Por de pronto la cosa social de Aznar, que ha vencido a la cosa social de Felipe, no se puede traducir políticamente como una victoria de la derecha sobre la izquierda. Las etiquetas de partido no pueden enmascarar el hecho de que el triunfo de Felipe en el 82 y éste de Aznar en el 96, obedecen a la misma causa reaccionaria que, ante un peligro real o imaginado, encauza la masa electoral hacia un partido-refugio. El miedo a un imaginario golpe franquista fue ayer para el PSOE, lo que hoy ha sido para el PP el miedo al golpe civil felipista.

De ningún modo puede entenderse que la izquierda ha gobernado en España durante trece años. Las clases sociales dominadas están más lejos del poder estatal que en 1982. Las clases asalariadas han perdido poder adquisitivo en favor de las rentas del capital. Los avances evidentes en materia de asistencia social no han sido cualitativamente diferentes de los que se han promovido en Europa por gobiernos con etiquetas de derechas. Y jamás en la historia de España se había visto una hecatombe semejante, en tan corto tiempo, de los ideales y valores éticos, racionales y estéticos que antes definieron a la izquierda política, como hoy siguen definiendo a los pueblos por la calidad humana de sus gobiernos. En este terreno, el felipismo ha causado espanto colectivo. Aquí está la explicación de que millones de españoles, muy alejados de identificarse en sus conciencias con lo que representa el partido de Fraga y Martín Villa, hayan preferido refugiarse en lo único, seriamente organizado por Aznar, que podía expulsar del Gobierno al horror de la degeneración felipista, sin riesgo para el sistema. Que, dicho sea de paso, favorece la extorsión y el crimen de los gobernantes.

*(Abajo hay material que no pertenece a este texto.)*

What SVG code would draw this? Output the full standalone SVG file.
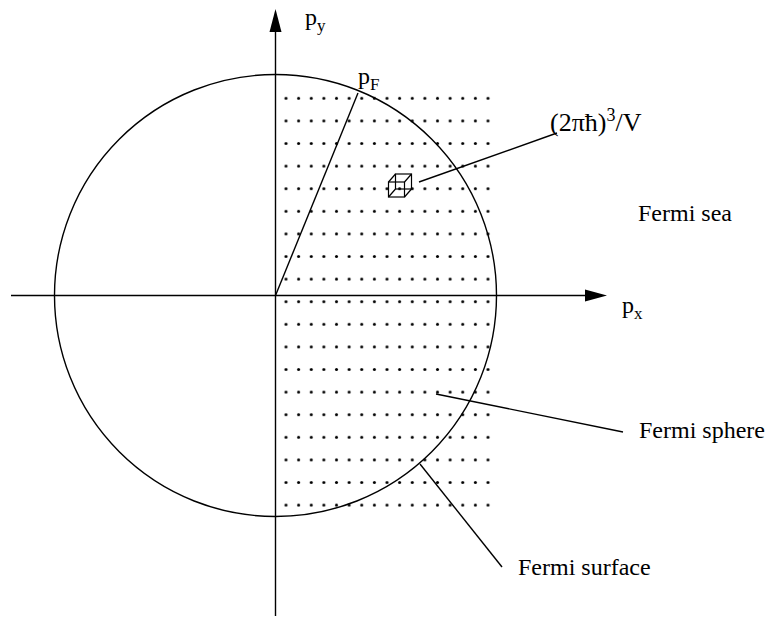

Pero la sustitución de un gobernante por otro, siendo un asunto de gran interés inmediato para los gobernados, no puede tener la importancia, que algunos pretenden dar al triunfo de Aznar, de un verdadero cambio en la forma y modo de gobierno. Por buenas que sean las intenciones de este joven dirigente del PP, pronto se encontrará ante el mismo problema que Felipe: la necesidad de mentir para gobernar. No porque la mentira sea inseparable de la política, cosa innecesaria cuando la sociedad política está unida a la sociedad civil, sino porque es un fenómeno inevitable en todos los sistemas basados en ficciones. La necesidad de mentir para gobernar en este régimen de Monarquía parlamentaria es la madre, como se seguirá viendo, de todas las corrupciones. Tiene trascendencia, como prueba de la falsedad del régimen, que Aznar haya sido elegido presidente del Gobierno en unas elecciones simplemente legislativas. Lo que ayer sucedió, unas elecciones presidenciales enmascaradas con listas de candidatos de partido al Parlamento, demuestra dos cosas: que no hay separación de poderes entre el ejecutivo y el legislativo; y que es necesario mentir para decir que esto es una democracia o que la corrupción es un problema personal. La transición no ha terminado. Lo hará cuando no sea necesario mentir para gobernar; cuando la sociedad política represente a la sociedad civil y no, como ahora, a los partidos estatales; cuando los poderes se separen para evitar la corrupción; cuando no haga falta refugiarse. Lo que ayer comenzó fue el último acto de esta comedia parlamentaria.